On évoque souvent les affres que vivent les hommes roses snobés par des femmes avides de virilité. Mais quand les économistes se penchent sur la question, les résultats sont clairs: les hommes ont beaucoup mieux vécu les chambardements des rôles sexuels traditionnels.

Depuis deux décennies, l'indice de bonheur des hommes augmente plus vite que celui des femmes.

«Traditionnellement, les femmes étaient plus heureuses que les hommes», explique Betsey Stevenson, du Bureau national de recherche économique des États-Unis, qui vient de publier une étude basée sur 40 ans d'études sur le bonheur aux États-Unis et en Europe. «Mais cela a récemment changé. Aux États-Unis, l'indice de bonheur des femmes baisse régulièrement depuis les années 90, alors que celui des hommes reste inchangé. En Europe, les indices des deux sexes augmentent, mais celui des hommes grimpe plus vite, et il est passé devant celui des femmes.»

Toutes catégories

La tendance touche toutes les catégories socioéconomiques: couples mariés ou non, riches et pauvres, décrocheurs et détenteurs d'un diplôme universitaire. «Il est très difficile de déterminer exactement quel est le problème, mais il est clair que la transformation des rôles traditionnels est plus difficile pour les femmes que pour les hommes, même si ces derniers semblent être ceux qui ont le plus à perdre.»

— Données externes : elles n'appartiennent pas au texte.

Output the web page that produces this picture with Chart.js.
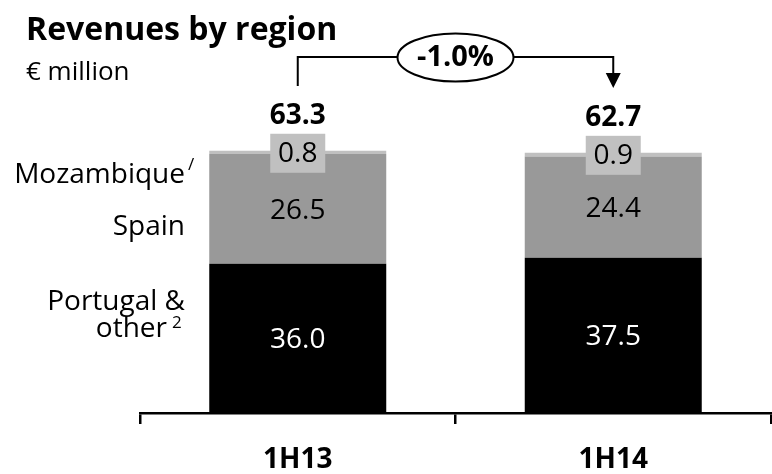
<!DOCTYPE html>
<html>
<head>
<meta charset="utf-8">
<script src="https://cdn.jsdelivr.net/npm/chart.js@4/dist/chart.umd.min.js"></script>
<style>
  html, body { margin: 0; padding: 0; background: #fff; }
  #wrap { position: relative; width: 772px; height: 474px; }
</style>
</head>
<body>
<div id="wrap"><canvas id="c" width="772" height="474"></canvas></div>
<script>
// Half-year revenue split by region (€ million)
const categories = ['1H13', '1H14'];
const portugalOther = [36.0, 37.5];
const spain = [26.5, 24.4];
const mozambique = [0.8, 0.9];
const totals = [63.3, 62.7];
const changeLabel = '-1.0%';
const regionNames = ['Portugal &', 'other', 'Spain', 'Mozambique'];

const FONT = '"Open Sans", "Noto Sans", sans-serif';
const COL_PT = '#000000';
const COL_ES = '#999999';
const COL_MZ = '#c0c0c0';

const fmt = v => v.toFixed(1);

const annotations = {
  id: 'annotations',
  afterDatasetsDraw(chart) {
    const ctx = chart.ctx;
    const y = chart.scales.y;
    const mPT = chart.getDatasetMeta(0).data;
    const mES = chart.getDatasetMeta(1).data;
    const mMZ = chart.getDatasetMeta(2).data;
    ctx.save();
    ctx.textAlign = 'center';
    ctx.textBaseline = 'middle';

    for (let i = 0; i < categories.length; i++) {
      const cx = mPT[i].x;
      // Portugal & other value (white on black)
      ctx.font = '28px ' + FONT;
      ctx.fillStyle = '#ffffff';
      ctx.fillText(fmt(portugalOther[i]), cx, (mPT[i].y + mPT[i].base) / 2 + 2);
      // Spain value
      ctx.fillStyle = '#000000';
      ctx.fillText(fmt(spain[i]), cx, (mES[i].y + mES[i].base) / 2 + 2);
      // Mozambique value on a small light box above the segment
      const top = mMZ[i].y;
      const bw = 55, bh = 39;
      ctx.fillStyle = COL_MZ;
      ctx.fillRect(cx - bw / 2, top - 17, bw, bh);
      ctx.fillStyle = '#000000';
      ctx.fillText(fmt(mozambique[i]), cx, top - 17 + bh / 2 + 1);
      // Total
      const ty = y.getPixelForValue(totals[i]);
      ctx.font = 'bold 28px ' + FONT;
      ctx.textBaseline = 'alphabetic';
      ctx.fillText(fmt(totals[i]), cx, ty - 27);
      ctx.textBaseline = 'middle';
    }

    // Region labels to the left of the first bar
    ctx.textAlign = 'right';
    ctx.textBaseline = 'alphabetic';
    ctx.fillStyle = '#000000';
    ctx.font = '28px ' + FONT;
    const lx = 185;
    ctx.fillText(regionNames[3], lx, 183);
    ctx.fillText(regionNames[2], lx, 235);
    ctx.fillText(regionNames[0], lx, 310);
    const supW = 14;
    ctx.fillText(regionNames[1], lx - supW - 4, 337);
    ctx.font = '17px ' + FONT;
    ctx.textAlign = 'left';
    ctx.fillText('2', lx - supW + 1, 328);
    ctx.fillText('/', lx + 3, 170);

    // Change bracket between the two totals
    const x0 = mPT[0].x, x1 = mPT[1].x;
    const by = 57;
    const ex = (x0 + x1) / 2, rx = 58, ry = 24;
    ctx.strokeStyle = '#000000';
    ctx.lineWidth = 2;
    ctx.beginPath();
    ctx.moveTo(x0, 86);
    ctx.lineTo(x0, by);
    ctx.lineTo(ex - rx, by);
    ctx.moveTo(ex + rx, by);
    ctx.lineTo(x1, by);
    ctx.lineTo(x1, 74);
    ctx.stroke();
    ctx.beginPath();
    ctx.moveTo(x1 - 7.5, 73);
    ctx.lineTo(x1 + 7.5, 73);
    ctx.lineTo(x1, 88);
    ctx.closePath();
    ctx.fillStyle = '#000000';
    ctx.fill();
    ctx.beginPath();
    ctx.ellipse(ex, by + 0.5, rx, ry, 0, 0, Math.PI * 2);
    ctx.fillStyle = '#ffffff';
    ctx.fill();
    ctx.stroke();
    ctx.fillStyle = '#000000';
    ctx.font = 'bold 29px ' + FONT;
    ctx.textAlign = 'center';
    ctx.textBaseline = 'middle';
    ctx.fillText(changeLabel, ex, by + 1);

    // Title and unit
    ctx.textAlign = 'left';
    ctx.textBaseline = 'alphabetic';
    ctx.font = 'bold 32px ' + FONT;
    ctx.fillText('Revenues by region', 26, 40);
    ctx.font = '26px ' + FONT;
    ctx.fillText('€ million', 26, 80);
    ctx.restore();
  }
};

new Chart(document.getElementById('c'), {
  type: 'bar',
  data: {
    labels: categories,
    datasets: [
      { label: 'Portugal & other', data: portugalOther, backgroundColor: COL_PT },
      { label: 'Spain', data: spain, backgroundColor: COL_ES },
      { label: 'Mozambique', data: mozambique, backgroundColor: COL_MZ }
    ]
  },
  options: {
    responsive: false,
    animation: false,
    devicePixelRatio: 1,
    layout: { padding: { left: 140, right: 1, top: 123, bottom: 0 } },
    datasets: { bar: { categoryPercentage: 1, barPercentage: 0.561, borderWidth: 0 } },
    plugins: { legend: { display: false }, tooltip: { enabled: false }, title: { display: false } },
    scales: {
      x: {
        stacked: true,
        afterFit(scale) { scale.height = 61; },
        grid: { offset: true, drawOnChartArea: false, drawTicks: true, tickLength: 11, color: '#000', lineWidth: 2.5 },
        border: { display: true, color: '#000', width: 2.5 },
        ticks: { color: '#000', padding: 19, font: { family: FONT, size: 28, weight: 'bold' } }
      },
      y: { stacked: true, display: false, min: 0, max: 70 }
    }
  },
  plugins: [annotations]
});
</script>
</body>
</html>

L'économiste, qui enseigne à l'Université de Pennsylvanie, propose cinq hypothèses. «On sait qu'auparavant, le bonheur des femmes était très étroitement lié au bonheur conjugal. Ce n'est plus le cas. Peut-être y a-t-il des facteurs de stress dans les couples qui affectent davantage les femmes que les hommes. Deuxièmement, on voit très clairement, dans les sondages sur les jeunes adultes, que les femmes se plaignent de ne pas avoir de temps libre, de temps pour s'amuser, mais qu'en même temps elles veulent être des exemples à la fois en tant qu'épouse, mère et travailleuse. Troisièmement, il se pourrait que la baisse de la cohésion sociale, l'éclatement des réseaux sociaux traditionnels affecte plus les femmes que les hommes. Enfin, il est possible que les femmes soient moins tolérantes de ce qui reste en matière de discrimination sexuelle, ou tout simplement qu'elles soient plus à l'aise de parler de leur insatisfaction. En d'autres mots, que le malaise silencieux de la banlieue dont parlait Betty Friedman est maintenant sur la place publique.»

Les hommes tirent-ils une satisfaction quelconque de leur bonheur quand ils voient les femmes de plus en plus insatisfaites? «C'est certain que les hommes doivent s'en rendre compte, au moins inconsciemment, dit Mme Stevenson. Ça peut renforcer leurs sentiments positifs. Mais c'est une relation impossible à calculer, les deux tendances sont inextricables.»